A qualitative approach (liberally assuming $f$ does not vanish when necessary) is to solve the equation up to a time change and then reparameterize (which, after writing what follows, I realize is exactly what Lutz Lehmann suggests doing in a comment). To be more specific, consider instead
$$\dfrac{dy}{dt}(t)=f(y(t)).$$
$f$ is $C^1$ (in particular locally Lipschitz), so the existence and uniqueness theorem guarantees that for any $y_0\in \mathbb{R}^n$, there is a unique $y\in C^1(\mathbb{R},\mathbb{R}^n)$ satisfying
$$\dfrac{dy}{dt}(t)=f(y(t))\text{ and } y(0)=y_0.$$
Let $x_0\in \mathbb{R}^n$ and let $y$ be the unique solution as above with $y(0)=x_0$. The arclength of $y$ is
$$s(t)=\int_0^t \left\vert\dfrac{dy}{dt}(\tau)\right\vert\, d\tau = \int_0^t \left\vert f(y(\tau))\right\vert\, d\tau.$$
If $f(x_0)\neq0$, since $f$ is continuous, for some time $T\in\mathbb{R}_{>0}$ we have that $s:([0,T],0)\to(\mathbb{R},0)$ is strictly increasing (and is $C^2$), so that its inverse $t:([0,S],0)\to ([0,T],0)$ is well defined (and is $C^2$) (here $S=s(T)$). Take $[x:s\mapsto y\circ t(s)] \in C^1([0,S],\mathbb{R}^n)$. Then
$$\dfrac{dx}{ds}(s)=\dfrac{dy}{dt}(t(s))\,\dfrac{dt}{ds}(s)=\dfrac{f(y(t(s)))}{\dfrac{ds}{dt}(t(s))}=\dfrac{f(y(t(s)))}{\vert f(y(t(s)))\vert}=\dfrac{f(x(s))}{\vert f(x(s))\vert}$$
Rem.1: One can generalize this to arbitrary initial times with a little more care.
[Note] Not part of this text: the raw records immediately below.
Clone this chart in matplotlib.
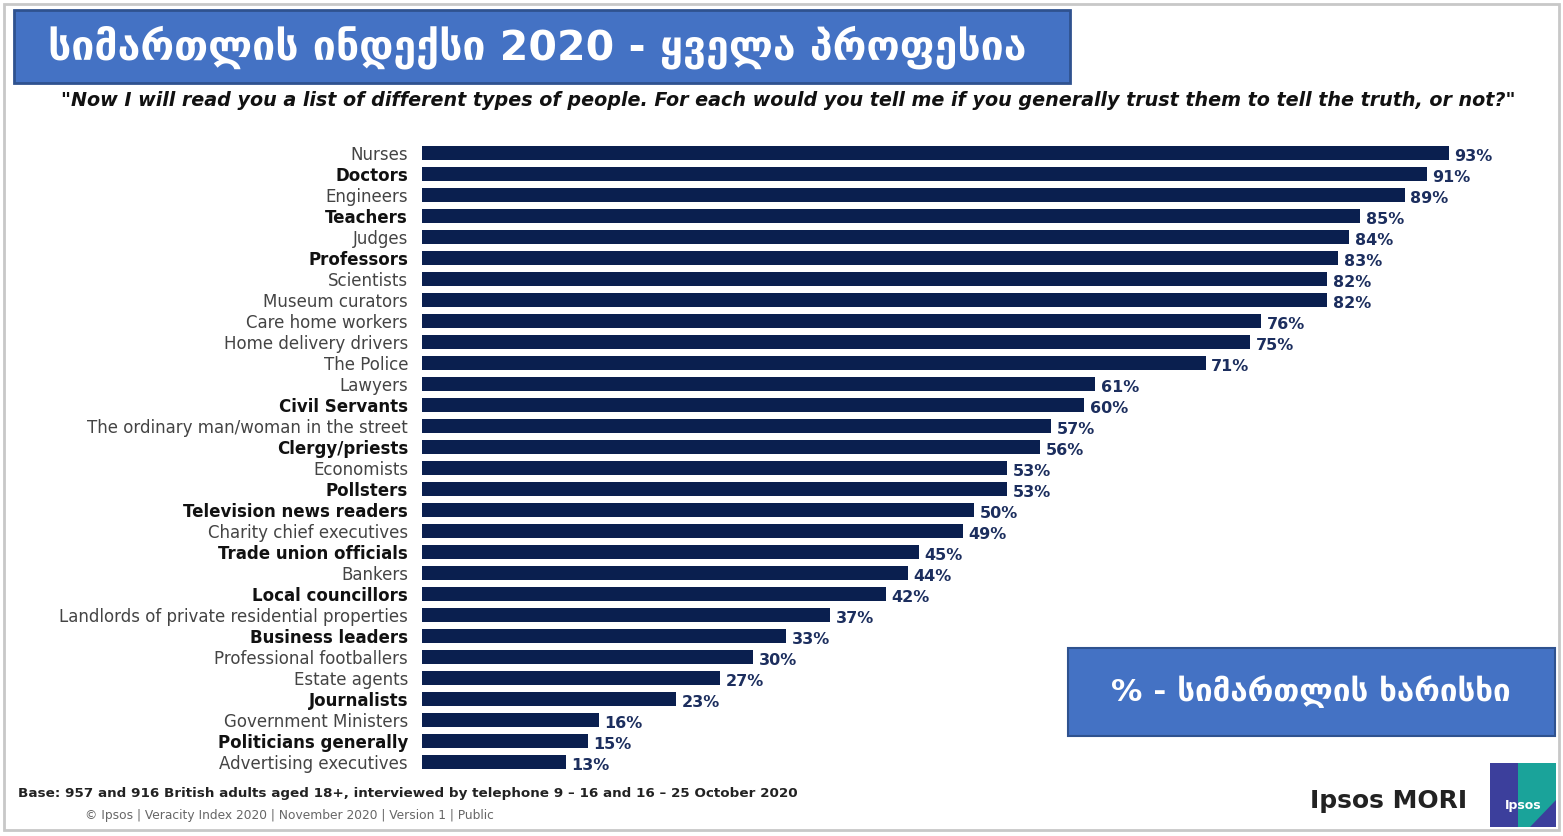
import matplotlib.pyplot as plt
from matplotlib.patches import Rectangle, Polygon

# Data: Ipsos MORI Veracity Index 2020
professions = ['Nurses', 'Doctors', 'Engineers', 'Teachers', 'Judges', 'Professors',
               'Scientists', 'Museum curators', 'Care home workers', 'Home delivery drivers',
               'The Police', 'Lawyers', 'Civil Servants',
               'The ordinary man/woman in the street', 'Clergy/priests', 'Economists',
               'Pollsters', 'Television news readers', 'Charity chief executives',
               'Trade union officials', 'Bankers', 'Local councillors',
               'Landlords of private residential properties', 'Business leaders',
               'Professional footballers', 'Estate agents', 'Journalists',
               'Government Ministers', 'Politicians generally', 'Advertising executives']
trust = [93, 91, 89, 85, 84, 83, 82, 82, 76, 75, 71, 61, 60, 57, 56, 53, 53, 50, 49,
         45, 44, 42, 37, 33, 30, 27, 23, 16, 15, 13]
bold_labels = ['Doctors', 'Teachers', 'Professors', 'Civil Servants', 'Clergy/priests',
               'Pollsters', 'Television news readers', 'Trade union officials',
               'Local councillors', 'Business leaders', 'Journalists',
               'Politicians generally']

title = 'სიმართლის ინდექსი 2020 - ყველა პროფესია'
question = ('"Now I will read you a list of different types of people. For each would you '
            'tell me if you generally trust them to tell the truth, or not?"')
note = '% - სიმართლის ხარისხი'
base = ('Base: 957 and 916 British adults aged 18+, interviewed by telephone '
        '9 – 16 and 16 – 25 October 2020')
footer = '© Ipsos | Veracity Index 2020 | November 2020 | Version 1 | Public'

W, H = 1563, 836
fig = plt.figure(figsize=(W / 100, H / 100), dpi=100)
fig.patch.set_facecolor('white')

def fx(px):
    return px / W

def fy(py):
    return 1 - py / H

# bar chart
ax = fig.add_axes([fx(422), fy(772.5), fx(1526) - fx(422), fy(142.5) - fy(772.5)])
y = list(range(len(professions)))
ax.barh(y, trust, height=0.66, color='#0a1f4f')
ax.set_xlim(0, 100)
ax.set_ylim(len(professions) - 0.5, -0.5)
ax.set_yticks(y)
ax.set_yticklabels(professions)
for lbl, name in zip(ax.get_yticklabels(), professions):
    lbl.set_fontsize(12)
    if name in bold_labels:
        lbl.set_fontweight('bold')
        lbl.set_color('#111111')
    else:
        lbl.set_color('#444444')
ax.tick_params(axis='y', length=0, pad=10)
ax.set_xticks([])
for s in ax.spines.values():
    s.set_visible(False)
for yi, v in zip(y, trust):
    ax.text(v + 0.5, yi + 0.15, f'{v}%', va='center', ha='left', fontsize=11.5,
            fontweight='bold', color='#1c2e5e')

# overlay axes for decorations in pixel coords
ov = fig.add_axes([0, 0, 1, 1], zorder=5)
ov.set_xlim(0, W)
ov.set_ylim(H, 0)
ov.axis('off')
ov.patch.set_alpha(0)

# outer frame
ov.add_patch(Rectangle((4, 4), W - 8, H - 10, fill=False, ec='#c8c8c8', lw=2))

# title box
ov.add_patch(Rectangle((14, 10), 1056, 73, fc='#4472c4', ec='#2f528f', lw=2))
ov.text(48, 47, title, color='white', fontsize=29.5, fontweight='bold',
        va='center', ha='left', family=['DejaVu Sans'])

ov.text(788, 101, question, fontsize=13.8, fontweight='bold', style='italic',
        ha='center', va='center', color='#111111')

# note box
ov.add_patch(Rectangle((1068, 648), 487, 88, fc='#4472c4', ec='#2f528f', lw=1.5))
ov.text(1311, 692, note, color='white', fontsize=22.5, fontweight='bold',
        ha='center', va='center', family=['DejaVu Sans'])

# footer
ov.text(18, 793, base, fontsize=9.7, fontweight='bold', color='#222222',
        ha='left', va='center')
ov.text(85, 816, footer, fontsize=8.8, color='#666666', ha='left', va='center')

# Ipsos MORI logo
ov.text(1467, 801, 'Ipsos MORI', fontsize=18, fontweight='bold', color='#222222',
        ha='right', va='center')
ov.add_patch(Rectangle((1490, 763), 66, 64, fc='#3c3f9c', ec='none'))
ov.add_patch(Polygon([(1518, 763), (1556, 763), (1556, 800), (1530, 827), (1518, 827)],
                     closed=True, fc='#1aa39a', ec='none'))
ov.text(1523, 806, 'Ipsos', fontsize=9, fontweight='bold', color='white',
        ha='center', va='center')

fig.savefig('out.png', dpi=100)
plt.close(fig)
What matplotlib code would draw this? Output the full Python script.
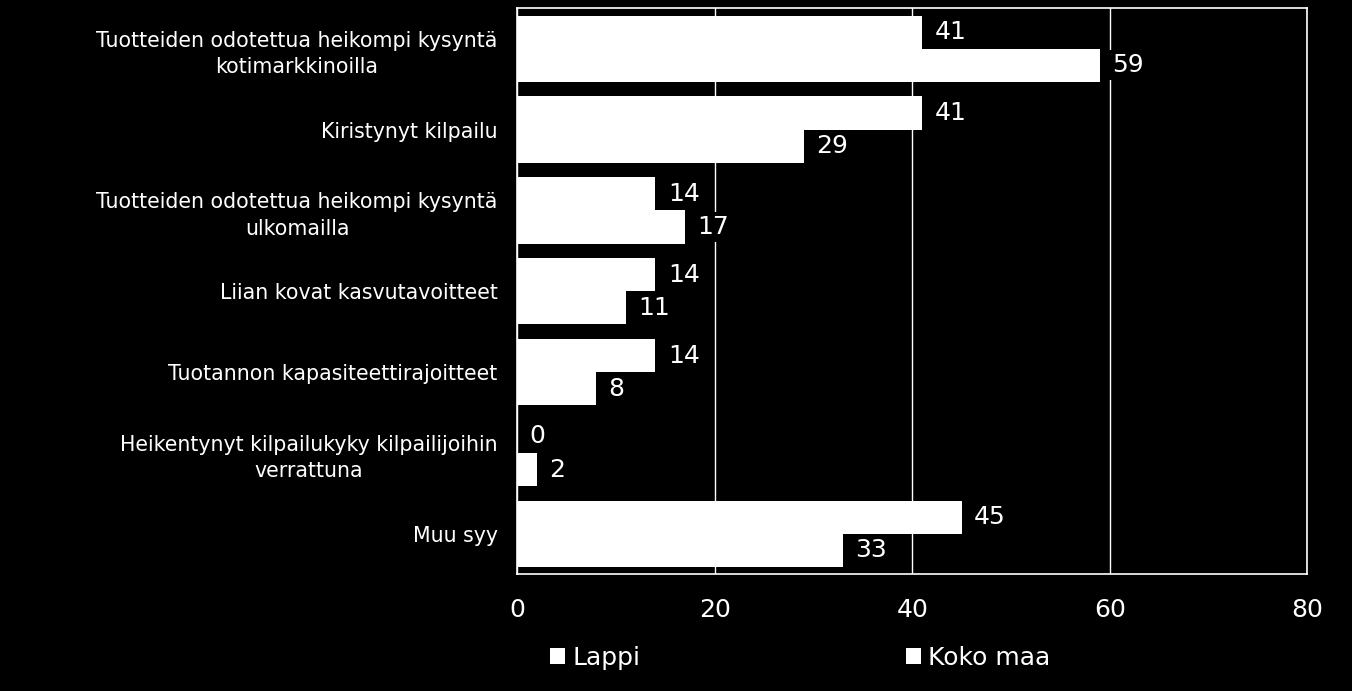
import numpy as np
import matplotlib
matplotlib.use('Agg')
import matplotlib.pyplot as plt
from matplotlib.patches import Patch

# data
categories = ['Tuotteiden odotettua heikompi kysyntä\nkotimarkkinoilla',
              'Kiristynyt kilpailu',
              'Tuotteiden odotettua heikompi kysyntä\nulkomailla',
              'Liian kovat kasvutavoitteet',
              'Tuotannon kapasiteettirajoitteet',
              'Heikentynyt kilpailukyky kilpailijoihin\nverrattuna',
              'Muu syy']
lappi = [41, 41, 14, 14, 14, 0, 45]
koko_maa = [59, 29, 17, 11, 8, 2, 33]
series_names = ['Lappi', 'Koko maa']
xticks = [0, 20, 40, 60, 80]

plt.rcParams['font.family'] = ['DejaVu Sans']

fig = plt.figure(figsize=(13.52, 6.91), dpi=100, facecolor='black')
ax = fig.add_axes([0.3825, 0.169, 0.5845, 0.819])
ax.set_facecolor('black')

y = np.arange(len(categories))
h = 0.41
ax.barh(y - h / 2, lappi, height=h, color='white', zorder=2)
ax.barh(y + h / 2, koko_maa, height=h, color='white', zorder=2)

for i in range(len(categories)):
    for val, yy in ((lappi[i], y[i] - h / 2), (koko_maa[i], y[i] + h / 2)):
        ax.annotate(str(val), (val, yy), xytext=(9, 0), textcoords='offset points',
                    va='center', ha='left', color='white', fontsize=18, zorder=4,
                    bbox=dict(boxstyle='square,pad=0.12', fc='black', ec='none'))

ax.set_xlim(0, 80)
ax.set_ylim(len(categories) - 0.5, -0.5)
ax.set_xticks(xticks)
ax.set_xticklabels([str(t) for t in xticks], color='white', fontsize=18)
ax.set_yticks(y)
ax.set_yticklabels(categories, color='white', fontsize=14.8, multialignment='center',
                   linespacing=1.4)
ax.tick_params(axis='both', length=0)
ax.tick_params(axis='x', pad=17)
ax.tick_params(axis='y', pad=14)
ax.grid(axis='x', color='white', linewidth=1, zorder=1)
for s in ax.spines.values():
    s.set_color('white')
    s.set_linewidth(1.2)

handles = [Patch(facecolor='white', edgecolor='none', label=n) for n in series_names]
leg = fig.legend(handles=handles, loc='center', bbox_to_anchor=(0.592, 0.048), ncol=2,
                 frameon=False, fontsize=18, handlelength=0.6, handleheight=0.6,
                 handletextpad=0.3, columnspacing=10.6)
for t in leg.get_texts():
    t.set_color('white')

fig.savefig('out.png', dpi=100, facecolor='black')
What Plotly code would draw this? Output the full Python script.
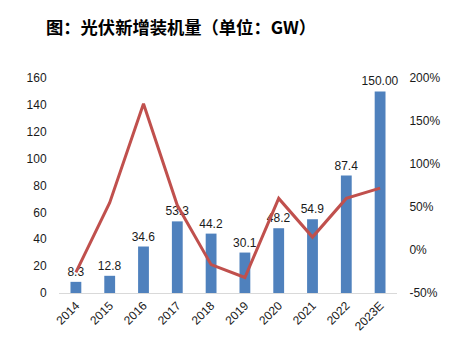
import plotly.graph_objects as go

years = ["2014", "2015", "2016", "2017", "2018", "2019", "2020", "2021", "2022", "2023E"]
installs = [8.3, 12.8, 34.6, 53.3, 44.2, 30.1, 48.2, 54.9, 87.4, 150.00]
install_labels = ["8.3", "12.8", "34.6", "53.3", "44.2", "30.1", "48.2", "54.9", "87.4", "150.00"]
growth_pct = [-26, 55, 170, 52, -17, -32, 60, 15, 60, 72]

left_ticks = [0, 20, 40, 60, 80, 100, 120, 140, 160]
right_ticks = [-50, 0, 50, 100, 150, 200]
right_tick_labels = ["-50%", "0%", "50%", "100%", "150%", "200%"]

font_family = "Liberation Sans, Arial, Noto Sans CJK SC, sans-serif"

fig = go.Figure()
fig.add_trace(go.Bar(
    x=years, y=installs, text=install_labels, textposition="outside",
    constraintext="none",
    textfont=dict(size=12, color="#1a1a1a", family=font_family),
    marker=dict(color="#4F81BD", line=dict(width=0)),
    width=0.32, cliponaxis=False, yaxis="y", name="新增装机量",
))
fig.add_trace(go.Scatter(
    x=years, y=growth_pct, mode="lines", yaxis="y2",
    line=dict(color="#C0504D", width=3), name="增速",
))

fig.update_layout(
    width=452, height=347,
    margin=dict(l=59, r=47, t=78, b=54),
    paper_bgcolor="white", plot_bgcolor="white",
    showlegend=False,
    font=dict(family=font_family, size=12, color="#1a1a1a"),
    title=dict(
        text="<b>图：光伏新增装机量（单位：GW）</b>",
        x=46 / 452, xanchor="left", y=1 - 28 / 347, yanchor="middle",
        font=dict(size=17.3, color="black", family="Noto Sans CJK SC, sans-serif"),
    ),
    xaxis=dict(
        type="category", showgrid=False, showline=True, linecolor="#d9d9d9", linewidth=1,
        tickangle=-45, ticks="", tickfont=dict(size=12), zeroline=False,
    ),
    yaxis=dict(
        range=[0, 160], tickvals=left_ticks, showgrid=False, zeroline=False,
        showline=False, ticks="outside", ticklen=9, tickcolor="rgba(0,0,0,0)",
        tickfont=dict(size=12),
    ),
    yaxis2=dict(
        range=[-50, 200], tickvals=right_ticks, ticktext=right_tick_labels,
        overlaying="y", side="right", showgrid=False, zeroline=False, showline=False,
        ticks="outside", ticklen=9, tickcolor="rgba(0,0,0,0)", tickfont=dict(size=12),
    ),
)

fig.write_html("out.html")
Rem.2: $f$ not vanishing at an initial position $x_0$ means that it does not vanish in a neighborhood of $x_0$, which means that one can similarly extend the solution in some finite negative time.
Rem.3: Note that the trajectories of the ODE with $y$ as the unknown partition $\mathbb{R}^n$ (this is not quite a foliation since we don't know if $f$ has zeros). Since the trajectories of both ODE's are the same up to a reparameterization, we have the phase portrait of the ODE with $x$ as the unknown.